* YOUR TASK *
Output all the data exactly. Pictures do not belong in the copy.

── DATA PROVIDED ──

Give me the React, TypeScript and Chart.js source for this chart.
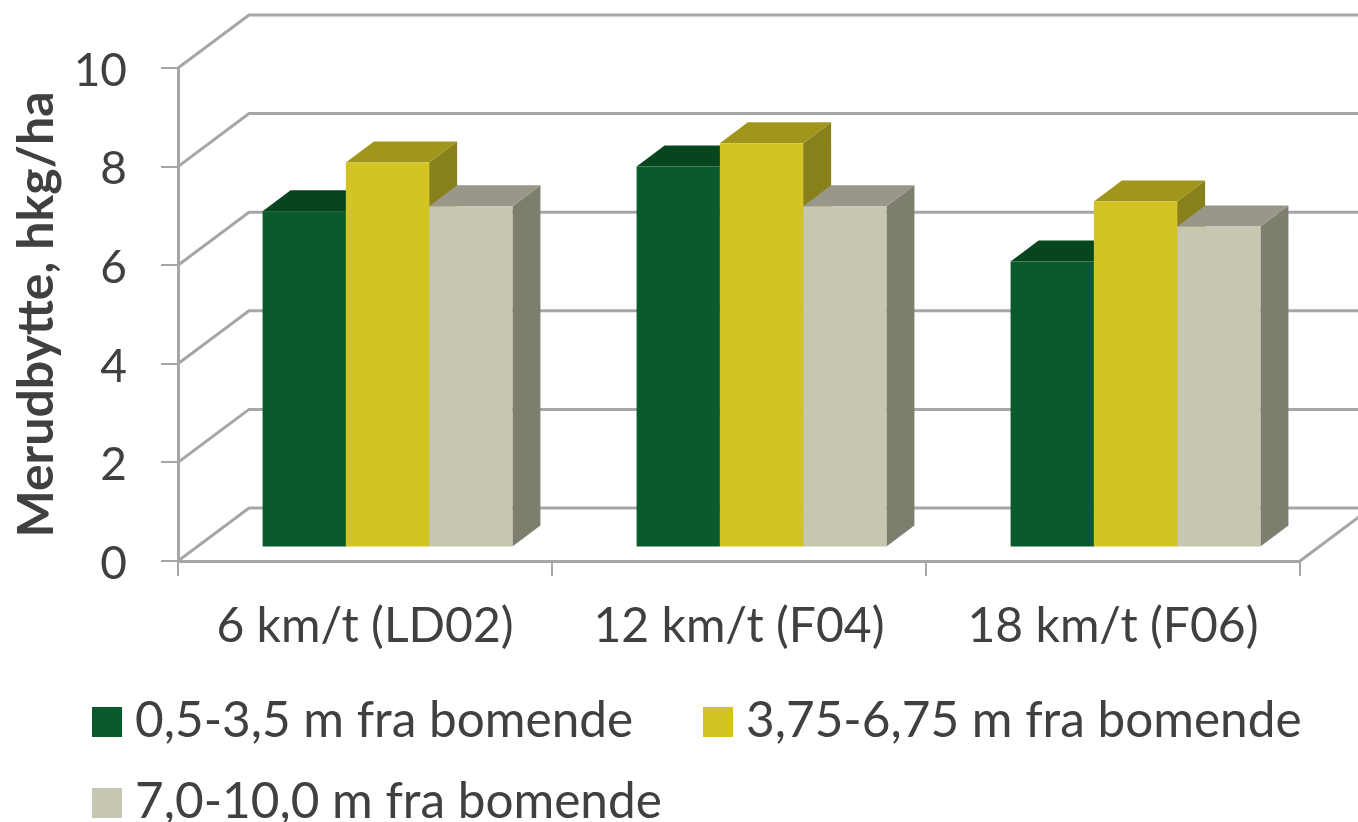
import React, { useEffect, useRef } from "react";
import { Chart, registerables } from "chart.js";

Chart.register(...registerables);

const categories = ["6 km/t (LD02)", "12 km/t (F04)", "18 km/t (F06)"];
const seriesNames = ["0,5-3,5 m fra bomende", "3,75-6,75 m fra bomende", "7,0-10,0 m fra bomende"];
const near = [6.82, 7.73, 5.8];
const middle = [7.81, 8.2, 7.02];
const far = [6.92, 6.92, 6.51];
const frontColors = ["#0b5a2e", "#d3c424", "#c7c6b0"];
const topColors = ["#07451f", "#a0961c", "#98978a"];
const sideColors = ["#053a1a", "#88801a", "#7e7e6e"];
const legendSpots = [[92, 707], [703, 707], [92, 788]];

const FONT = "Lato";
const TEXT = "#404040";
const GRID = "#a6a6a6";
const WALL = { dx: 71, dy: -53 };
const BAR = { dx: 22.5, dy: -13.5, depthX: 28, depthY: 21 };

const poly = (ctx: CanvasRenderingContext2D, pts: number[][], fill: string) => {
  ctx.beginPath();
  pts.forEach(([x, y], i) => (i ? ctx.lineTo(x, y) : ctx.moveTo(x, y)));
  ctx.closePath();
  ctx.fillStyle = fill;
  ctx.fill();
};

const scene = {
  id: "scene",
  beforeDatasetsDraw(chart: any) {
    const { ctx, scales, chartArea } = chart;
    ctx.save();
    ctx.strokeStyle = GRID;
    ctx.lineWidth = 3;
    for (const t of scales.y.ticks) {
      const y = scales.y.getPixelForValue(t.value);
      ctx.beginPath();
      ctx.moveTo(chartArea.left, y);
      ctx.lineTo(chartArea.left + WALL.dx, y + WALL.dy);
      ctx.lineTo(1400, y + WALL.dy);
      ctx.stroke();
    }
    const yb = scales.y.getPixelForValue(0);
    ctx.beginPath();
    ctx.moveTo(chartArea.right, yb);
    ctx.lineTo(chartArea.right + WALL.dx, yb + WALL.dy);
    ctx.stroke();
    ctx.translate(BAR.dx, BAR.dy);
    chart.data.datasets.forEach((_: any, di: number) => {
      chart.getDatasetMeta(di).data.forEach((el: any) => {
        const l = el.x - el.width / 2;
        const r = el.x + el.width / 2;
        const { y, base } = el;
        const d = [BAR.depthX, -BAR.depthY];
        poly(ctx, [[r, y], [r + d[0], y + d[1]], [r + d[0], base + d[1]], [r, base]], sideColors[di]);
        poly(ctx, [[l, y], [r, y], [r + d[0], y + d[1]], [l + d[0], y + d[1]]], topColors[di]);
      });
    });
  },
  afterDatasetsDraw(chart: any) {
    chart.ctx.restore();
  },
  afterDraw(chart: any) {
    const { ctx } = chart;
    ctx.save();
    ctx.font = `49.5px ${FONT}`;
    ctx.textBaseline = "middle";
    chart.data.datasets.forEach((ds: any, i: number) => {
      const [x, y] = legendSpots[i];
      ctx.fillStyle = frontColors[i];
      ctx.fillRect(x, y, 30, 30);
      ctx.fillStyle = TEXT;
      ctx.fillText(ds.label, x + 43, y + 14);
    });
    ctx.restore();
  },
};

export default function App() {
  const ref = useRef<HTMLCanvasElement>(null);
  useEffect(() => {
    document.body.style.margin = "0";
    const chart = new Chart(ref.current!, {
      type: "bar",
      data: {
        labels: categories,
        datasets: [near, middle, far].map((data, i) => ({
          label: seriesNames[i],
          data,
          backgroundColor: frontColors[i],
          categoryPercentage: 0.668,
          barPercentage: 1,
          clip: false,
        })),
      },
      plugins: [scene],
      options: {
        animation: false,
        responsive: false,
        layout: { padding: { top: 68, right: 58, left: 0, bottom: 0 } },
        plugins: { legend: { display: false }, tooltip: { enabled: false } },
        scales: {
          x: {
            afterFit: (s: any) => { s.height = 261; },
            border: { color: GRID, width: 3 },
            grid: { drawOnChartArea: false, color: GRID, lineWidth: 2, tickLength: 15, offset: true },
            ticks: { color: TEXT, font: { family: FONT, size: 48 }, padding: 22, maxRotation: 0 },
          },
          y: {
            min: 0,
            max: 10,
            afterFit: (s: any) => { s.width = 178; },
            border: { color: GRID, width: 3 },
            grid: { drawOnChartArea: false, color: GRID, lineWidth: 2, tickLength: 17 },
            ticks: { stepSize: 2, color: TEXT, font: { family: FONT, size: 46 }, padding: 34, labelOffset: 3 },
            title: {
              display: true,
              text: "Merudbytte, hkg/ha",
              color: TEXT,
              font: { family: FONT, size: 50, weight: "bold" },
              padding: { top: 7, bottom: 0 },
            },
          },
        },
      },
    } as any);
    return () => chart.destroy();
  }, []);
  return <canvas ref={ref} width={1358} height={822} style={{ display: "block" }} />;
}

───

* REPLY *
Give me the React, TypeScript and Chart.js source for this chart.
import React, { useEffect, useRef } from "react";
import { Chart, registerables } from "chart.js";

Chart.register(...registerables);

const categories = ["6 km/t (LD02)", "12 km/t (F04)", "18 km/t (F06)"];
const seriesNames = ["0,5-3,5 m fra bomende", "3,75-6,75 m fra bomende", "7,0-10,0 m fra bomende"];
const near = [6.82, 7.73, 5.8];
const middle = [7.81, 8.2, 7.02];
const far = [6.92, 6.92, 6.51];
const frontColors = ["#0b5a2e", "#d3c424", "#c7c6b0"];
const topColors = ["#07451f", "#a0961c", "#98978a"];
const sideColors = ["#053a1a", "#88801a", "#7e7e6e"];
const legendSpots = [[92, 707], [703, 707], [92, 788]];

const FONT = "Lato";
const TEXT = "#404040";
const GRID = "#a6a6a6";
const WALL = { dx: 71, dy: -53 };
const BAR = { dx: 22.5, dy: -13.5, depthX: 28, depthY: 21 };

const poly = (ctx: CanvasRenderingContext2D, pts: number[][], fill: string) => {
  ctx.beginPath();
  pts.forEach(([x, y], i) => (i ? ctx.lineTo(x, y) : ctx.moveTo(x, y)));
  ctx.closePath();
  ctx.fillStyle = fill;
  ctx.fill();
};

const scene = {
  id: "scene",
  beforeDatasetsDraw(chart: any) {
    const { ctx, scales, chartArea } = chart;
    ctx.save();
    ctx.strokeStyle = GRID;
    ctx.lineWidth = 3;
    for (const t of scales.y.ticks) {
      const y = scales.y.getPixelForValue(t.value);
      ctx.beginPath();
      ctx.moveTo(chartArea.left, y);
      ctx.lineTo(chartArea.left + WALL.dx, y + WALL.dy);
      ctx.lineTo(1400, y + WALL.dy);
      ctx.stroke();
    }
    const yb = scales.y.getPixelForValue(0);
    ctx.beginPath();
    ctx.moveTo(chartArea.right, yb);
    ctx.lineTo(chartArea.right + WALL.dx, yb + WALL.dy);
    ctx.stroke();
    ctx.translate(BAR.dx, BAR.dy);
    chart.data.datasets.forEach((_: any, di: number) => {
      chart.getDatasetMeta(di).data.forEach((el: any) => {
        const l = el.x - el.width / 2;
        const r = el.x + el.width / 2;
        const { y, base } = el;
        const d = [BAR.depthX, -BAR.depthY];
        poly(ctx, [[r, y], [r + d[0], y + d[1]], [r + d[0], base + d[1]], [r, base]], sideColors[di]);
        poly(ctx, [[l, y], [r, y], [r + d[0], y + d[1]], [l + d[0], y + d[1]]], topColors[di]);
      });
    });
  },
  afterDatasetsDraw(chart: any) {
    chart.ctx.restore();
  },
  afterDraw(chart: any) {
    const { ctx } = chart;
    ctx.save();
    ctx.font = `49.5px ${FONT}`;
    ctx.textBaseline = "middle";
    chart.data.datasets.forEach((ds: any, i: number) => {
      const [x, y] = legendSpots[i];
      ctx.fillStyle = frontColors[i];
      ctx.fillRect(x, y, 30, 30);
      ctx.fillStyle = TEXT;
      ctx.fillText(ds.label, x + 43, y + 14);
    });
    ctx.restore();
  },
};

export default function App() {
  const ref = useRef<HTMLCanvasElement>(null);
  useEffect(() => {
    document.body.style.margin = "0";
    const chart = new Chart(ref.current!, {
      type: "bar",
      data: {
        labels: categories,
        datasets: [near, middle, far].map((data, i) => ({
          label: seriesNames[i],
          data,
          backgroundColor: frontColors[i],
          categoryPercentage: 0.668,
          barPercentage: 1,
          clip: false,
        })),
      },
      plugins: [scene],
      options: {
        animation: false,
        responsive: false,
        layout: { padding: { top: 68, right: 58, left: 0, bottom: 0 } },
        plugins: { legend: { display: false }, tooltip: { enabled: false } },
        scales: {
          x: {
            afterFit: (s: any) => { s.height = 261; },
            border: { color: GRID, width: 3 },
            grid: { drawOnChartArea: false, color: GRID, lineWidth: 2, tickLength: 15, offset: true },
            ticks: { color: TEXT, font: { family: FONT, size: 48 }, padding: 22, maxRotation: 0 },
          },
          y: {
            min: 0,
            max: 10,
            afterFit: (s: any) => { s.width = 178; },
            border: { color: GRID, width: 3 },
            grid: { drawOnChartArea: false, color: GRID, lineWidth: 2, tickLength: 17 },
            ticks: { stepSize: 2, color: TEXT, font: { family: FONT, size: 46 }, padding: 34, labelOffset: 3 },
            title: {
              display: true,
              text: "Merudbytte, hkg/ha",
              color: TEXT,
              font: { family: FONT, size: 50, weight: "bold" },
              padding: { top: 7, bottom: 0 },
            },
          },
        },
      },
    } as any);
    return () => chart.destroy();
  }, []);
  return <canvas ref={ref} width={1358} height={822} style={{ display: "block" }} />;
}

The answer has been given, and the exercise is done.